GIVEN INFORMATION:

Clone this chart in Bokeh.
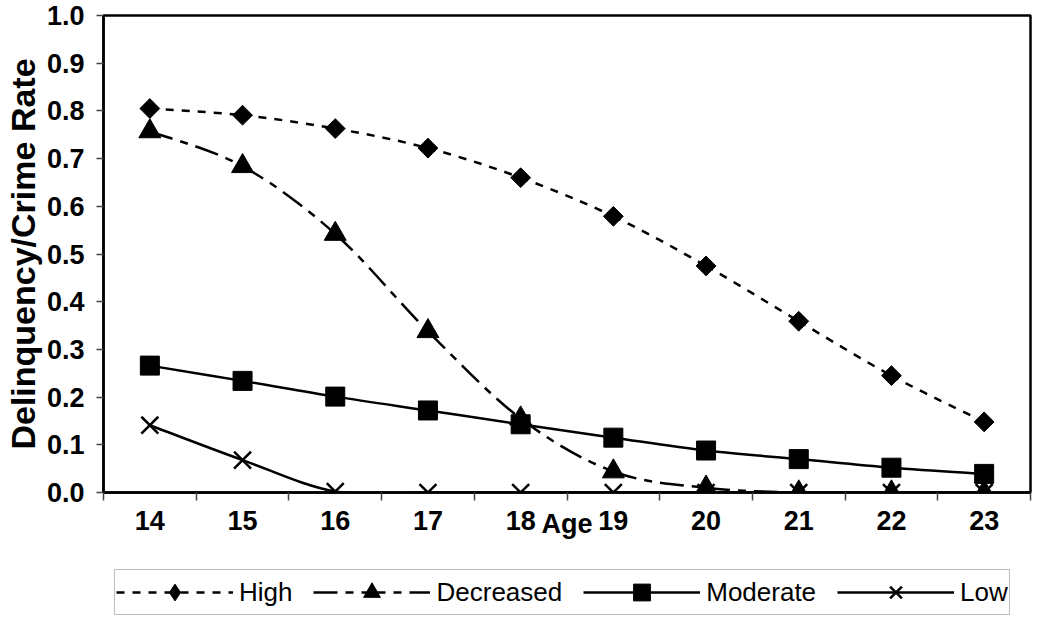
from bokeh.plotting import figure
from bokeh.layouts import column
from bokeh.models import Range1d, FixedTicker, Legend, LegendItem, NumeralTickFormatter
from bokeh.embed import file_html
from bokeh.resources import INLINE
import numpy as np

# ---- data ----
ages = [14, 15, 16, 17, 18, 19, 20, 21, 22, 23]
high = [0.805, 0.791, 0.763, 0.722, 0.660, 0.579, 0.475, 0.359, 0.245, 0.148]
decreased = [0.757, 0.684, 0.542, 0.338, 0.155, 0.044, 0.010, 0.0, 0.0, 0.0]
moderate = [0.266, 0.234, 0.201, 0.172, 0.143, 0.115, 0.088, 0.070, 0.052, 0.039]
low = [0.141, 0.068, 0.002, 0.0, 0.0, 0.0, 0.0, 0.0, 0.0, 0.0]
series_names = ["High", "Decreased", "Moderate", "Low"]
y_ticks = [0.0, 0.1, 0.2, 0.3, 0.4, 0.5, 0.6, 0.7, 0.8, 0.9, 1.0]

FONT = "Liberation Sans"


def smooth(xs, ys):
    """Cubic Bezier control points (Catmull-Rom style, like Excel smoothed lines)."""
    n = len(xs)
    d = dict(x0=[], y0=[], x1=[], y1=[], cx0=[], cy0=[], cx1=[], cy1=[])
    for i in range(n - 1):
        ip = max(i - 1, 0)
        inn = min(i + 2, n - 1)
        d["x0"].append(xs[i]); d["y0"].append(ys[i])
        d["x1"].append(xs[i + 1]); d["y1"].append(ys[i + 1])
        d["cx0"].append(xs[i] + (xs[i + 1] - xs[ip]) / 6.0)
        d["cy0"].append(ys[i] + (ys[i + 1] - ys[ip]) / 6.0)
        d["cx1"].append(xs[i + 1] - (xs[inn] - xs[i]) / 6.0)
        d["cy1"].append(ys[i + 1] - (ys[inn] - ys[i]) / 6.0)
    return d


p = figure(width=1034, height=541, output_backend="svg", toolbar_location=None,
           x_range=Range1d(ages[0] - 0.5, ages[-1] + 0.5), y_range=Range1d(0, 1.0),
           min_border_left=10, min_border_right=4, min_border_top=15, min_border_bottom=0)

p.xgrid.grid_line_color = None
p.ygrid.grid_line_color = None
p.outline_line_color = "black"
p.outline_line_width = 2.5
p.background_fill_color = "white"
p.border_fill_color = "white"

# x axis
p.xaxis.ticker = FixedTicker(ticks=ages, minor_ticks=[a - 0.5 for a in ages] + [ages[-1] + 0.5])
p.xaxis.major_tick_line_color = None
p.xaxis.minor_tick_line_color = "#444444"
p.xaxis.minor_tick_line_width = 1.5
p.xaxis.minor_tick_out = 8
p.xaxis.minor_tick_in = 0
p.xaxis.axis_line_width = 2.5
p.xaxis.axis_line_color = "black"
p.xaxis.major_label_text_font = FONT
p.xaxis.major_label_text_font_style = "bold"
p.xaxis.major_label_text_font_size = "27px"
p.xaxis.major_label_text_color = "black"
p.xaxis.major_label_standoff = 10
p.xaxis.axis_label = "Age"
p.xaxis.axis_label_text_font = FONT
p.xaxis.axis_label_text_font_style = "bold"
p.xaxis.axis_label_text_font_size = "27px"
p.xaxis.axis_label_text_color = "black"
p.xaxis.axis_label_standoff = -24

# y axis
p.yaxis.ticker = FixedTicker(ticks=y_ticks)
p.yaxis.formatter = NumeralTickFormatter(format="0.0")
p.yaxis.major_tick_line_color = "#444444"
p.yaxis.major_tick_line_width = 1.5
p.yaxis.major_tick_out = 7
p.yaxis.major_tick_in = 0
p.yaxis.minor_tick_line_color = None
p.yaxis.axis_line_width = 2.5
p.yaxis.axis_line_color = "black"
p.yaxis.major_label_text_font = FONT
p.yaxis.major_label_text_font_style = "bold"
p.yaxis.major_label_text_font_size = "27px"
p.yaxis.major_label_text_color = "black"
p.yaxis.major_label_standoff = 12
p.yaxis.axis_label = "Delinquency/Crime Rate"
p.yaxis.axis_label_text_font = FONT
p.yaxis.axis_label_text_font_style = "bold"
p.yaxis.axis_label_text_font_size = "34px"
p.yaxis.axis_label_text_color = "black"
p.yaxis.axis_label_standoff = 2

styles = [
    dict(vals=high, dash="8 8", marker="square", legend_marker="diamond", size=14, angle=np.pi / 4, lw=1),
    dict(vals=decreased, dash="24 8 8 8", marker="triangle", legend_marker="triangle", size=22, angle=0.0, lw=1),
    dict(vals=moderate, dash="solid", marker="square", legend_marker="square", size=19, angle=0.0, lw=1),
    dict(vals=low, dash="solid", marker="x", legend_marker="x", size=24, angle=0.0, lw=2.5),
]

# separate strip that only holds the legend (its copies of the series lie outside its ranges)
lf = figure(width=1034, height=75, output_backend="svg", toolbar_location=None,
            x_range=Range1d(0, 1), y_range=Range1d(0, 1),
            x_axis_location=None, y_axis_location=None,
            min_border_left=0, min_border_right=0, min_border_top=0, min_border_bottom=0)
lf.xgrid.grid_line_color = None
lf.ygrid.grid_line_color = None
lf.outline_line_color = None

items = []
for name, st in zip(series_names, styles):
    d = smooth(ages, st["vals"])
    p.bezier(x0="x0", y0="y0", x1="x1", y1="y1", cx0="cx0", cy0="cy0", cx1="cx1", cy1="cy1",
             source=d, line_color="black", line_width=2.5, line_dash=st["dash"])
    p.scatter(x=ages, y=st["vals"], marker=st["marker"], size=st["size"], angle=st["angle"],
              fill_color="black", line_color="black", line_width=st["lw"])
    lr = lf.bezier(x0="x0", y0="y0", x1="x1", y1="y1", cx0="cx0", cy0="cy0", cx1="cx1", cy1="cy1",
                   source=d, line_color="black", line_width=2.5, line_dash=st["dash"])
    mr = lf.scatter(x=ages, y=st["vals"], marker=st["legend_marker"], size=st["size"],
                    fill_color="black", line_color="black", line_width=st["lw"])
    items.append(LegendItem(label=name, renderers=[lr, mr]))

legend = Legend(items=items, orientation="horizontal", location=(11, 1),
                glyph_width=117, glyph_height=42, label_standoff=6, spacing=21, padding=1, margin=0,
                label_text_font=FONT, label_text_font_size="26px", label_text_color="black",
                border_line_color="#808080", border_line_width=1.5, background_fill_color="white",
                background_fill_alpha=1.0)
lf.add_layout(legend, "center")

layout = column(p, lf, spacing=0)
open("out.html", "w").write(file_html(layout, INLINE))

PROBLEM TO SOLVE: Skip every picture and return the lines above from the top through the one that contains "import numpy as np".

SOLUTION TO THIS EXERCISE:
Clone this chart in Bokeh.
from bokeh.plotting import figure
from bokeh.layouts import column
from bokeh.models import Range1d, FixedTicker, Legend, LegendItem, NumeralTickFormatter
from bokeh.embed import file_html
from bokeh.resources import INLINE
import numpy as np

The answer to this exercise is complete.